Moody’s downgrades regional banks, predicts 2024 recession.
Moody’s Downgrades Credit Ratings of Regional American Banks
On Tuesday, Moody’s Investors Service made a significant move by reducing the credit ratings of ten regional American banks. This decision has also put many other bigger banks at risk of being downgraded.
The Affected Banks
The ten banks targeted by Moody’s include Amarillo National Bancorp, BOK Financial, Commerce Bancshares, Fulton Financial, M&T Bank, Old National Bancorp, Pinnacle Financial Partners, Prosperity Bancshares, and Webster Financial. The repercussions of this action were immediately felt, as shares of major banks such as JPMorgan, Bank of America, Citigroup, and Wells Fargo plunged.
Further Review and Negative Outlook
Moody’s Investors Service has also announced that it will review the ratings of six other institutions, including Bank of New York Mellon, Northern Trust, State Street, and US Bancorp. Additionally, Moody’s has assigned a negative outlook to 11 other banks, as reported by The Wall Street Journal. The Dow Jones Industrial average experienced a significant drop of 3.75% in response to these developments.
Reasons Behind the Downgrades
Moody’s has justified its decision by pointing out the growing profitability pressures faced by many banks in their second-quarter results. These pressures are expected to reduce their ability to generate internal capital. Moody’s also predicts a mild U.S. recession on the horizon for early 2024, with potential risks in some banks’ commercial real estate portfolios. The tightening in monetary policy and an inverted yield curve have further impacted banks’ profitability and ability to generate capital internally, according to Moody’s analysts.
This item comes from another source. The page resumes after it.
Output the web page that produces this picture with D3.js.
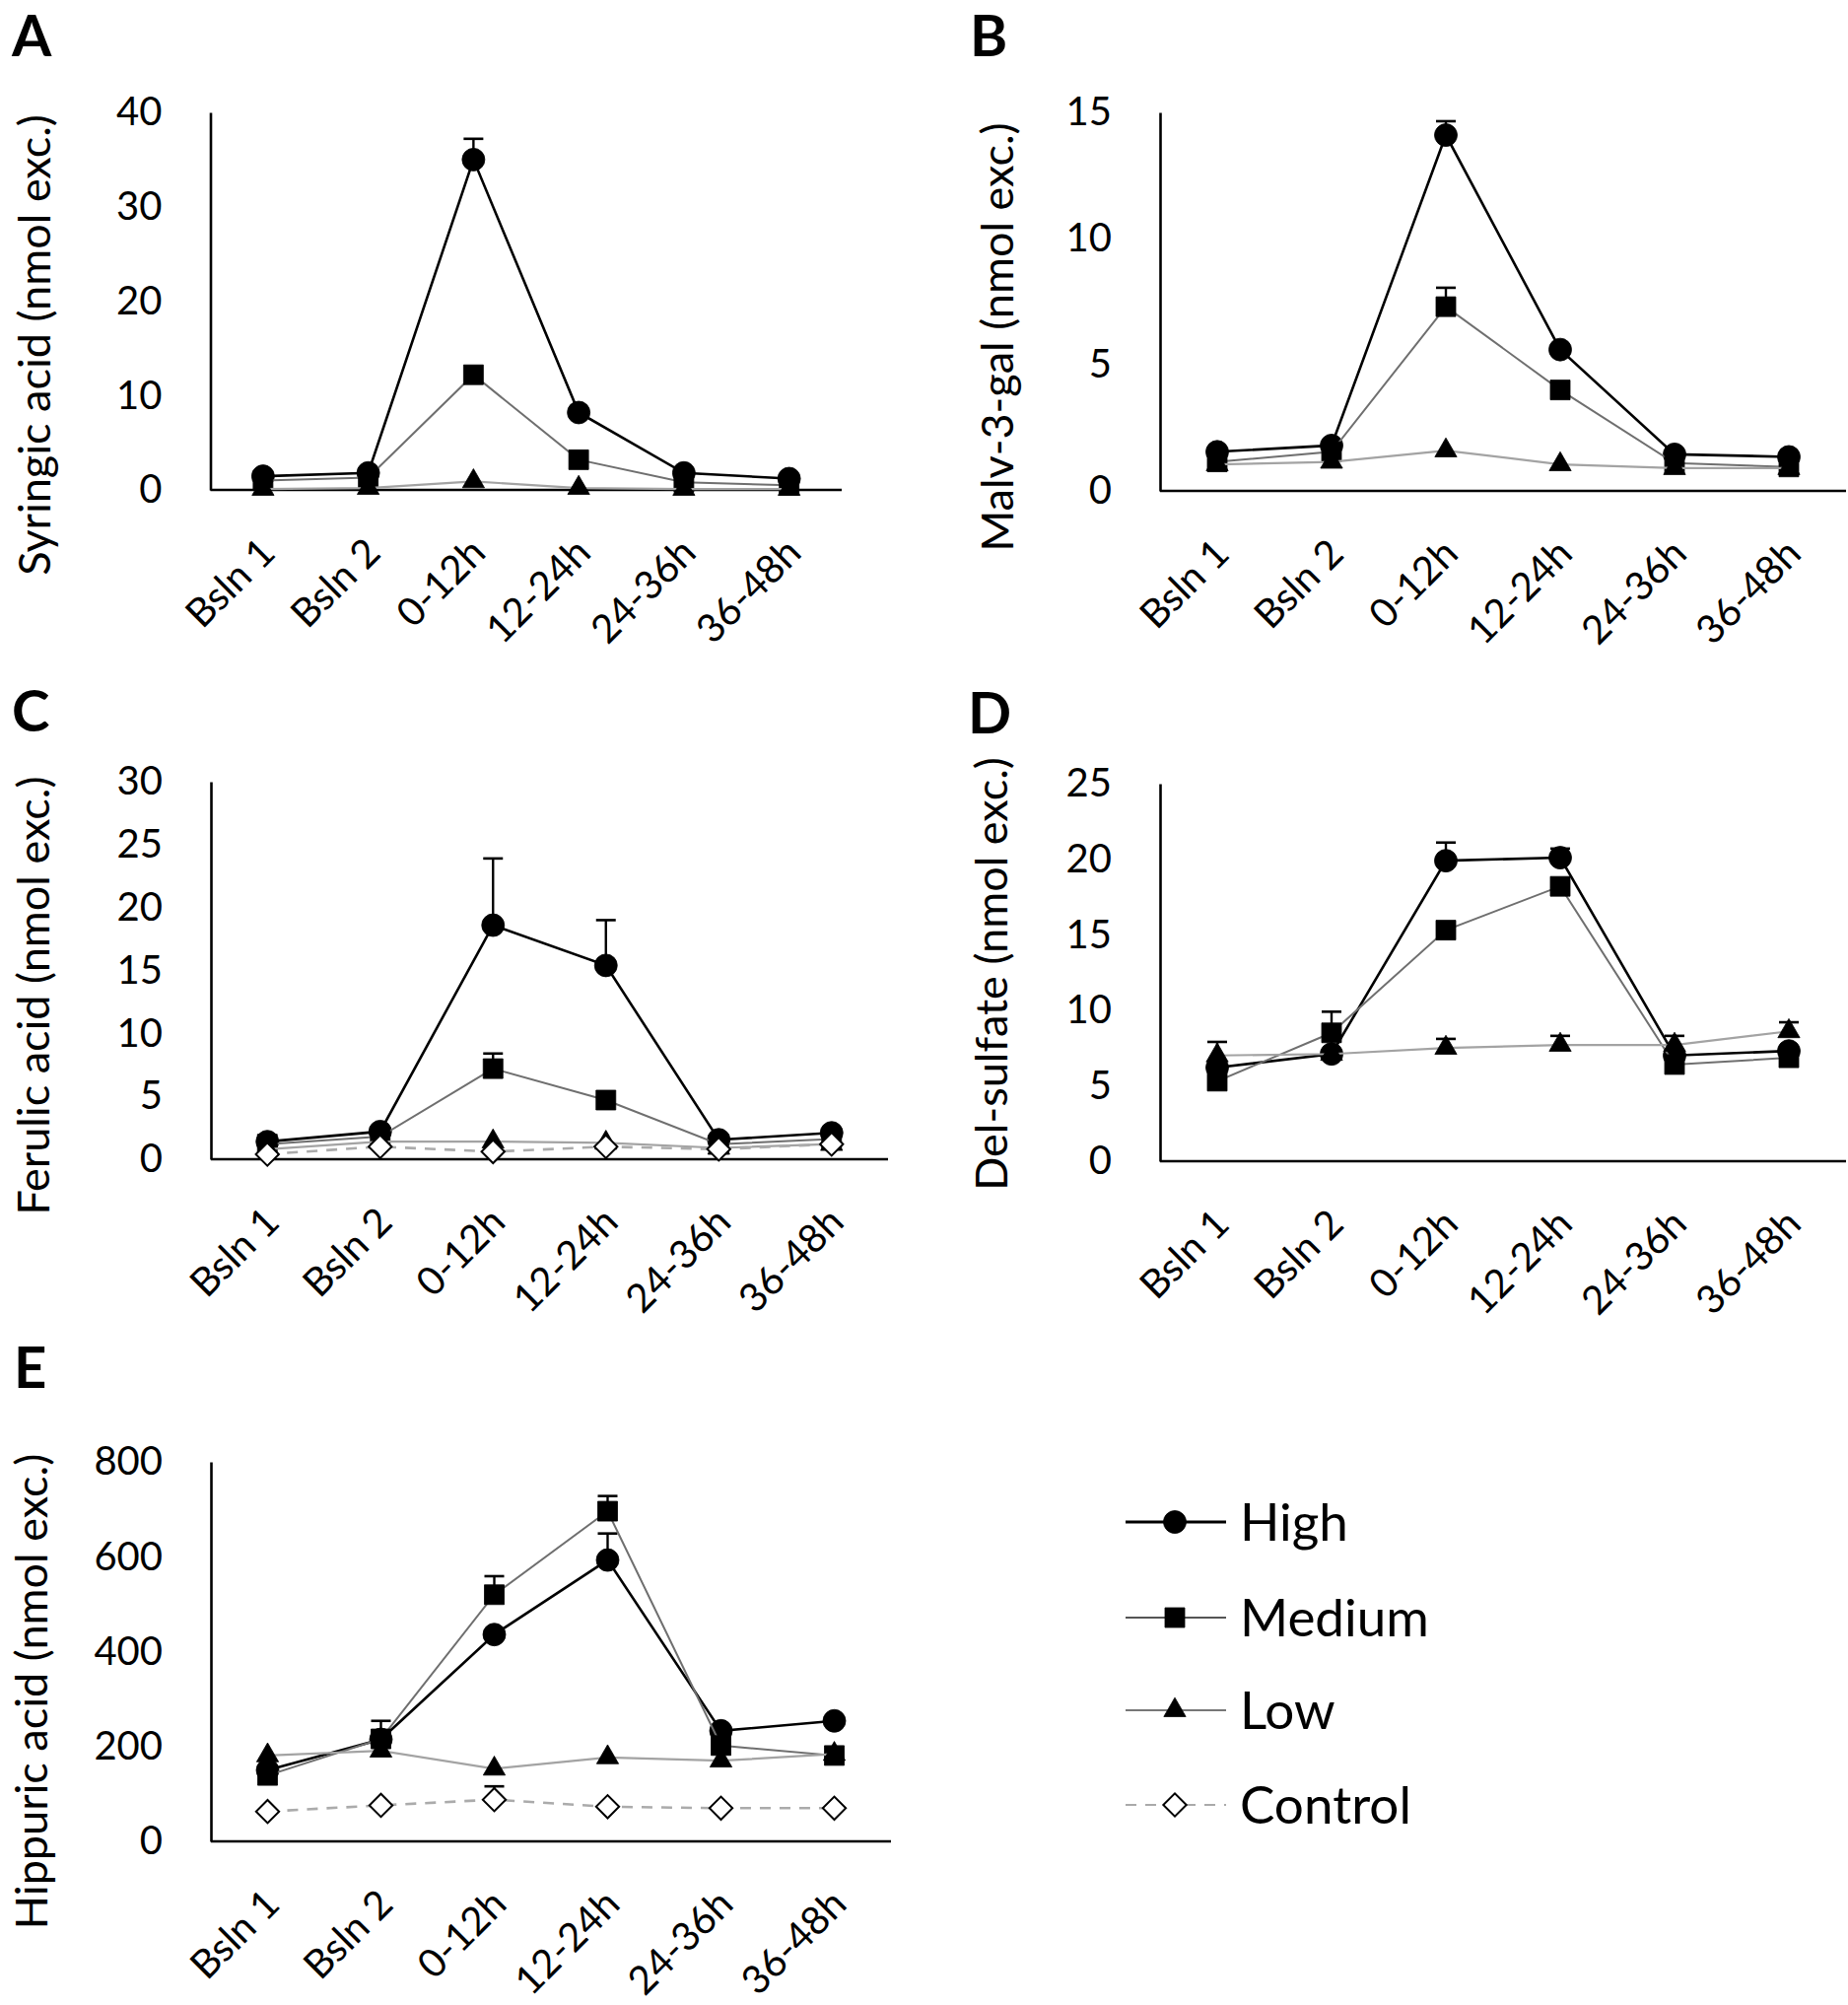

However, Ana Arsov, managing director of financial institutions at Moody’s, clarified that this move is not indicative of a broken banking system. She emphasized that it is primarily a profitability story and does not raise major concerns about the system being undercapitalized or underfunded.
Challenges Faced by Banks
The release of non-interest bearing deposits triggered by the 2023 financial situation has affected the net interest margins of banks. This refers to the difference between the interest banks earn on loans and the interest depositors earn. Investopedia noted that most banks are troubled by high loan-to-deposit ratios, which could leave them vulnerable to insufficient liquidity.
In May, the failure of First Republic Bank, the largest bank failure since Washington Mutual in 2008, marked a significant event in U.S. banking history.